Durham Cathedral

Digital Evolution

 
Durham Cathedral Logo

Durham Cathedral Logo

Overview

When your organisation revolves around a 1,000 year old grade 1 listed building, what do you do when a pandemic closes the doors for the first time in history?

Durham Cathedral is a Christian Church of the Anglican Communion and the seat of the Bishop of Durham. Its foundations were laid in 1093 and nearly one thousand years later it continues as a living place of worship, welcome and hospitality. In 1986 Durham Cathedral was added to the UNESCO World Heritage Site list, recognising the architectural and historic importance of the site.

Durham Cathedral is a charitable organisation. Like all English Cathedrals it does not receive regular statutory support and must rely on its own resources for its daily life, maintenance and development. There are daily Church of England services at the cathedral, which run alongside a programme of non-liturgical events and activities. In 2019, the Cathedral welcomed a total of 727,367 visitors.

And then Covid struck. Visitor numbers dropped to zero as the Cathedral was forced to temporarily close its doors. Durham was now a Cathedral without a building.

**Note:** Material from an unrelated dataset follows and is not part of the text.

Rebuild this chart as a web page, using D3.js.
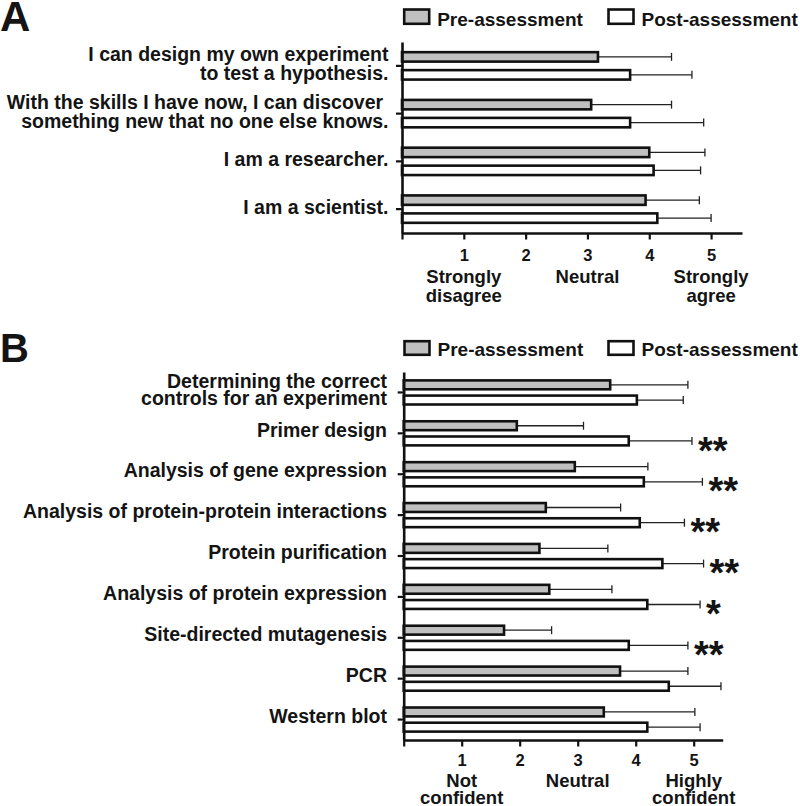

What Durham Cathedral wanted to achieve

Durham Cathedral knew that the time was right to invest in technology to help them overcome many of the limitations that the Covid Lockdown had exposed within the organisation. And with successful bids to the Heritage Emergency Fund and Culture Recovery Fund they looked forward to a future where they were not limited by their current technology estate, but able to evolve and adapt to change.

The Cathedral developed a Digital Evolution programme and Syncity were contracted to help them understand the journey they were about to undertake.

Our solution

When we first started working with the Cathedral it was to undertake a complete review of their current estate, from hardware, software, processes and mindsets. We worked alongside the Executive Leadership Team (ELT) to understand the true scope of the challenge ahead.

Using the Be The Five (BT5) methodology Syncity took the ELT through both Discuss and Discover, before writing a new Digital Strategy for the Cathedral (Decide).

Alongside this Syncity worked with departmental leads, again using BT5, to procure a new CRM, Diary Management system, Ticketing system, Volunteer system as well as systems in HR, Retail and PR. The focus being on outcomes that the Cathedral wanted to achieve and empowering the staff to be confident enough in making these choices themselves.

“Syncity has been invaluable in helping us to understand the relationship between digital and the delivery of the Cathedral’s strategic outcomes. Their ‘Be The Five’ approach has proved to be a very effective way of reviewing our software systems and has empowered our teams to make decisions that bring value across the cathedral. In a period of significant change, Richard at Syncity has been the best sounding board for all of our questions and always willing to offer suggestions and solutions to problems as they arise.”

Gaye Kirby - Head of Development & Strategy - Durham Cathedral

Syncity continues to work with the Cathedral on multiple work streams including a complete hardware refresh, a review of all existing cabling, a move to MS365, recruitment of a new digital post and most importantly supporting its staff in the delivery of the work.

The benefits Durham Cathedral is seeing

Since working with Syncity, the Cathedral has seen a number of benefits. Perhaps the most significant is that they are a more digitally confident organisation, excited by the future and how they can deliver their services differently to their visitors, worshippers and customers.

What was clear at the outset of the programme, was not just how far removed they were from being a modern day organisation, from a technology perspective, but just how little confidence they had when looking at technology. The main return on their investment working with Syncity is that it has increased levels of confidence of staff.

Working with Syncity has left the Cathedral feeling hugely empowered knowing that they now have the skills and knowledge to not be scared of technology, but to approach it in a methodical way, using their new guiding principles as barriers to stop them falling off the path.

“Richard has consistently offered support and guidance throughout our reviews of software, hardware and infrastructure. Our team has needed to engage with a radically different way of thinking about systems; Richard has always been available to answer questions and boost confidence, cutting through complications to help us focus on benefits to the Cathedral. This partnership working has empowered us to get more out of our IT in the future ”

Alison Cullingford - Head of Library and Collections - Durham Cathedral

The programme of work is ongoing, but the BT5 methodology is opening them up to more conversations, more joined up working, more understanding of how technology can be used across the organisation, now and in the future.

Becoming digitally confident has transformed how the Cathedral sees itself and in the future will transform how they are seen, in the UK and globally.

Durham Cathedral were Highly commended in the BCS / UK IT Awards 2021 for their Digital Evolution programme.